The cliché, ‘more grease to your elbow’, unfortunately and shamelessly has become the standard on the airwaves- Radio and Television, and the Newspapers. Be warned that the expression, ‘more grease to your elbow’, is now obsolete, and not to be glamourized or let alone taking space on the airwaves; spoken at gatherings or written on papers. The intensity by which many are engaging the phrase in this modern era is becoming somewhat alarming, if not embarrassing to the language pragmatists. We must make amend and embrace the current usage of the expression away from ‘more grease to your elbow’.
The tired phrase is one among the idiomatic statements that can no longer stand the test of time. Dump it and look for better alternative or synonym to show that you are in grip of the language of mass communication. To buttress my point, only recently, one of the private and leading radio stations in Lagos, I thought should know, or could it be the fault of the editor, or the other gatekeepers that also has the presenter or anchor to answer for it, went on air and announced the infamous and hackneyed expression, ‘more grease to your elbow’, referring to a young lad who probably has answered correctly two or more questions asked during a phone-in programme.
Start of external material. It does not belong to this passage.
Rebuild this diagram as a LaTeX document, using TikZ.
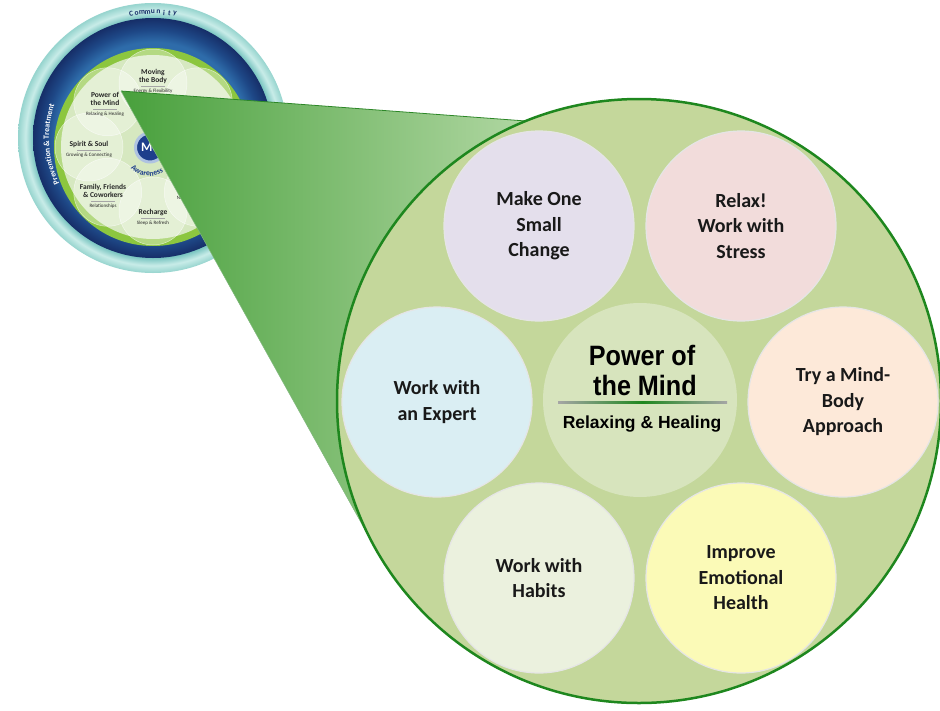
\documentclass[tikz,border=0pt]{standalone}
\usepackage{fontspec}
\setmainfont{Carlito}
\newfontfamily\headfont[FakeStretch=0.9]{Liberation Sans}
\newfontfamily\healfont{Liberation Sans}
\usetikzlibrary{shadows, positioning, decorations.text}

% Colours
\definecolor{bigfill}{RGB}{196,215,155}
\definecolor{bigline}{RGB}{30,135,30}
\definecolor{mindfill}{RGB}{215,228,189}
\definecolor{lavender}{RGB}{228,223,236}
\definecolor{rose}{RGB}{242,220,219}
\definecolor{skyblue}{RGB}{218,238,243}
\definecolor{peach}{RGB}{253,233,217}
\definecolor{sage}{RGB}{235,241,222}
\definecolor{lemon}{RGB}{251,250,183}
\definecolor{wedgedark}{RGB}{72,160,60}
\definecolor{wedgelite}{RGB}{205,230,190}
\definecolor{wedgeedge}{RGB}{45,135,40}
\definecolor{tealdark}{RGB}{120,196,192}
\definecolor{teallite}{RGB}{200,236,232}
\definecolor{tealmid}{RGB}{150,212,206}
\definecolor{ringdark}{RGB}{22,46,104}
\definecolor{ringmid}{RGB}{30,72,135}
\definecolor{ringlite}{RGB}{46,108,170}
\definecolor{limegreen}{RGB}{140,198,63}
\definecolor{innerlight}{RGB}{214,232,192}
\definecolor{meblue}{RGB}{30,62,140}
\definecolor{mehalo}{RGB}{175,195,225}

% the edge of a shaded circle sits at 25bp
\pgfdeclareradialshading{tealring}{\pgfpointorigin}{color(0bp)=(tealdark); color(22.2bp)=(tealdark); color(23.6bp)=(teallite); color(25bp)=(tealmid); color(50bp)=(tealmid)}
\pgfdeclareradialshading{bluering}{\pgfpointorigin}{color(0bp)=(ringlite); color(20bp)=(ringlite); color(22.5bp)=(ringmid); color(25bp)=(ringdark); color(50bp)=(ringdark)}

\newcommand{\petalrule}{{\color{black!35}\rule[1pt]{24pt}{0.3pt}}}
\newcommand{\petalsub}[1]{{\mdseries\fontsize{5}{5.5}\selectfont #1}}

\begin{document}
\begin{tikzpicture}[x=1pt, y=-1pt,
    idea/.style={circle, minimum size=190pt, inner sep=0pt, draw=black!10, line width=1.2pt,
        align=center, text=black!90, font=\bfseries\fontsize{20}{25.5}\selectfont},
    petal/.style={circle, minimum size=68pt, inner sep=0pt, fill=white, fill opacity=0.35,
        draw=white, draw opacity=0.6, line width=0.5pt},
    petaltxt/.style={align=center, inner sep=0pt, text=black!85, font=\bfseries\fontsize{7.5}{8}\selectfont},
    ringtxt/.style={inner sep=0pt, font=\bfseries\fontsize{7.5}{7.5}\selectfont}]

    \useasboundingbox (0,0) rectangle (940,710);

    % Wheel rings
    \coordinate (wheelc) at (153,138);
    \coordinate (petalc) at (153,147);
    \shade[shading=tealring] (wheelc) circle[radius=135pt];
    \shade[shading=bluering] (wheelc) circle[radius=120pt];
    \fill[limegreen] (petalc) circle[radius=99pt];
    \fill[innerlight] (petalc) circle[radius=92pt];

    % Petals
    \foreach \a [count=\i] in {270,225,180,135,90,45,0,315}
        \node[petal] (petal\i) at ([shift={(\a:64)}]petalc) {};

    % Petal labels
    \node[petaltxt] (tbody) at (153,81) {Moving\\the Body\\[-3pt]\petalrule\\[-3pt]\petalsub{Energy \& Flexibility}};
    \node[petaltxt] (tmind) at (105,104) {Power of\\the Mind\\[-3pt]\petalrule\\[-3pt]\petalsub{Relaxing \& Healing}};
    \node[petaltxt] (tspirit) at (89,149) {Spirit \& Soul\\[-3pt]\petalrule\\[-3pt]\petalsub{Growing \& Connecting}};
    \node[petaltxt] (tfamily) at (103,196) {Family, Friends\\\& Coworkers\\[-3pt]\petalrule\\[-3pt]\petalsub{Relationships}};
    \node[petaltxt] (trecharge) at (153,217) {Recharge\\[-3pt]\petalrule\\[-3pt]\petalsub{Sleep \& Refresh}};
    \node[petaltxt] (tfood) at (198,198) {\petalsub{Nourishing \& Fueling}};

    % Me and curved ring texts
    \node[circle, minimum size=29pt, inner sep=0pt, fill=meblue, draw=mehalo, line width=3pt,
        text=white, font=\bfseries\fontsize{13}{13}\selectfont] (me) at (150,147.5) {Me};
    \path[decorate, decoration={text along path, text align=left,
        text={|\bfseries\fontsize{7.8}{7.8}\selectfont\color{meblue}|Awareness}}]
        ([shift={(133:28.5)}]me.center) arc[start angle=133, end angle=10, radius=28.5];
    \foreach \c [count=\i] in {C,o,m,m,u,n,i,t,y}
        \node[ringtxt, text=ringdark, rotate={-(257.5+2.5*\i)-90}] (com\i) at ([shift={({257.5+2.5*\i}:126)}]wheelc) {\c};
    \path[decorate, decoration={text along path, text align=center,
        text={|\bfseries\fontsize{8}{8}\selectfont\color{white}|Prevention {\&} Treatment}}]
        ([shift={(150:104)}]wheelc) arc[start angle=150, end angle=203, radius=104];

    % Zoom wedge
    \coordinate (zoomtip) at (121,91);
    \coordinate (bigc) at (639,401);
    \shade[left color=wedgedark, right color=wedgelite] (zoomtip) -- ([shift={(112:302pt)}]bigc)
        -- (bigc) -- ([shift={(209:302pt)}]bigc) -- cycle;
    \draw[wedgeedge, line width=0.8pt] (zoomtip) -- ([shift={(112:302pt)}]bigc);
    \draw[wedgeedge!60, line width=0.5pt] (zoomtip) -- ([shift={(209:302pt)}]bigc);

    % Big circle
    \node[circle, minimum size=604pt, inner sep=0pt, fill=bigfill, draw=bigline, line width=2.5pt] (big) at (bigc) {};

    % Centre: Power of the Mind
    \node[circle, minimum size=194pt, inner sep=0pt, fill=mindfill] (mind) at (640,400) {};
    \node[anchor=base, inner sep=0pt, font=\headfont\bfseries\fontsize{28}{28}\selectfont] (mindtop) at (642,365) {Power of};
    \node[anchor=base, inner sep=0pt, font=\headfont\bfseries\fontsize{28}{28}\selectfont] (mindmid) at (645,395) {the Mind};
    \shade[left color=gray!70, right color=gray!70, middle color=bigline] (558,401) rectangle (727,403.5);
    \node[anchor=base, inner sep=0pt, font=\healfont\bfseries\fontsize{17.5}{17.5}\selectfont] (mindsub) at (642,428) {Relaxing \& Healing};

    % Six ideas
    \node[idea, fill=lavender] (change) at (539,226) {Make One\\Small\\Change};
    \node[idea, fill=rose] (relax) at (741,226) {Relax!\\Work with\\Stress};
    \node[idea, fill=skyblue] (expert) at (437,402) {Work with\\an Expert};
    \node[idea, fill=peach] (mindbody) at (843,402) {Try a Mind-\\Body\\Approach};
    \node[idea, fill=sage] (habits) at (539,578) {Work with\\Habits};
    \node[idea, fill=lemon] (emotion) at (741,578) {Improve\\Emotional\\Health};
\end{tikzpicture}
\end{document}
I cringed as I was left pondering over what crossed my mind as a silly mistake by the presenter who is still romancing with the dead phrase, figuratively speaking, ‘more grease to your elbow’. Again, the non-conformists, who are dead to change, or that they are immune to change and stick to the old way of doing things, or that they just want to stoke the fire to generate unnecessary controversy. Sometimes I think they indulge in this act to test the will and patience of the purists and masters of the language. Coming to righting the wrong, the statement, ‘more grease to your elbow’, is no longer fashionable.
Rather speak or write ‘more power to your elbow’ when it comes to mind to say so while praising another person’s commitment to a cause or efforts leading up to positive results. Aside from giving kudos to boost one’s morale by the statement, ‘more power to your elbow’, you could also be urging the person not to relent at giving it all going beyond what is expected of him/her to achieve set goals. As much as I welcome the idea of expressing one’s thought employing maxims, epigrams- proverbs or wise sayings, and other figures of speech to instill some wisdom, and to paint vivid pictures in one’s readers’ minds, simplifying arguments through straightforward writing is incontrovertible. When you choose to write, keep it short and simple, avoid unnecessary and time wasting idioms.
You could end up confusing the listener or reader the more. Remember, you are speaking and writing for the mass audience, your choice of words and phrases must also appeal to the learners of the language, including children, the market women and those less sophisticatedpersons struggling to come to the party, speaking pidgin or smarttering English. Keep away from these exclusively Nigerian usage. The purists have tagged it as un-English statements, ‘the matter on ground’, ‘he is not on seat’, and ‘aside sport activities’. What they mean to say or suggest, is ‘the matter before me/us’, ‘he is not at his desk’, and ‘aside from sporting activities’.
Another piece of illiteracy, according to the masters of the language, is the use of the word ‘KEY’, meaning vital, essential, etc. Always make use of the synonyms to sound better and fresher. To end this piece, here is the concluding part of the feedback from one of our readers who simply identified himself as Michael (M.C.J Ofor). “Bravo! Please, which of the following statements are correct? ‘Thanks’, ‘Thank you very much’, ‘Thanks a lot’ and ‘Thank you so much’. The last mentioned is even used by highly learned people, radio and television presenters.” Mike, to answer your question, the word ‘Thank’ (Thanks, Thanking) is the verb, but the word ‘thanks’ is taken as a noun form, is usually generally used to express or show gratitude to someone. ‘Thank you’ is a polite way of acknowledging a gift, help or offer; ‘Thank you very much’, ‘Thanks a lot’, and ‘Thank you so much’, are just emphasis as a result of favours received. The expressions are all correct. It’s a matter of emphasis.